Nel sec. XV il feudo di Montoro, acquistato da Bernardo Zurlo nel 1405,  era molto importante sia per la sua posizione geografica di passaggio tra il Tirreno e l’Adriatico, sia per la particolare redditività delle terre montoresi; il  castello era una rocca inespugnabile: circondato da 3 cinte murarie (2 dalla parte delle serre) e naturalmente difeso da tre lati,  dava un rifugio sicuro agli abitanti del territorio in caso di attacco nemico.

Nella guerra tra Renato d’Angiò e Ferdinando d’Aragona  per la successione al trono del Regno di Napoli (1459-1463), la valle di Montoro fu sede dello scontro tra grandi baroni del Regno e famosi condottieri di ventura; il castello, strenuamente difeso da 200 fanti, dalla guarnigione interna e dagli abitanti del posto, subì un duro assedio durato 14 giorni, a partire dal 9 febbraio 1461. Alla fine gli abitanti, per evitare il “il guasto” alle coltivazioni, si arresero agli angioini; ma questi, non rispettando i patti,  saccheggiarono e bruciarono il territorio.

Nel 1495 per aver parteggiato per Carlo VIII, il feudo venne requisito al feudatario Francesco Zurlo e assegnato l’anno dopo ad Isabella Carafa moglie del figlio  Bernardo. Iniziò un periodo di splendore e sviluppo del territorio, ma di declino per il castello che perse la sua centralità nell’habitat, risultando superfluo  per le mutate condizioni economiche e politiche. I signori di Montoro si trasferirono in pianura, nel  Palazzotto delli Mirandi, tra Piano e  Figlioli. L’antico centro medievale con il passare del tempo divenne sempre più spopolato e inaccessibile, a vantaggio dei dinamici villaggi della pianura e del fondovalle. Il castello, danneggiato dai terremoti e dalle armi da fuoco, venne abbandonato.

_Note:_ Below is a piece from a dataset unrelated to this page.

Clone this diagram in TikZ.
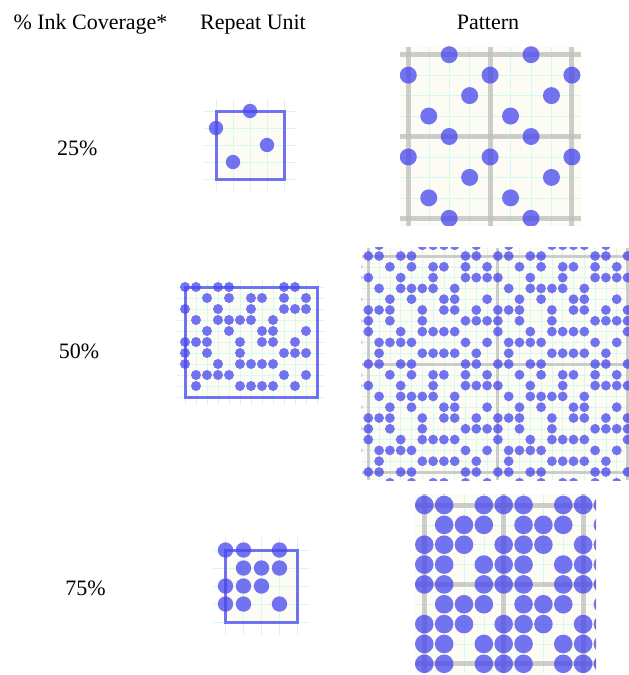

   Confiscato di nuovo nel 1527 per aver il conte Bernardo Zurlo appoggiato i francesi, il feudo passò ai de Capua fino al 1792, quando pervenne al demanio regio. 

Oggi il castello è un rudere di proprietà privata.

Teresa  Colamarco

 

Bibliografia

  1. Colamarco, Il Complesso Monumentale del Corpo di Cristo di Borgo nella Storia (secc. xii-xviii), Bracigliano (SA), pp. 12-41 e bibliografia ivi.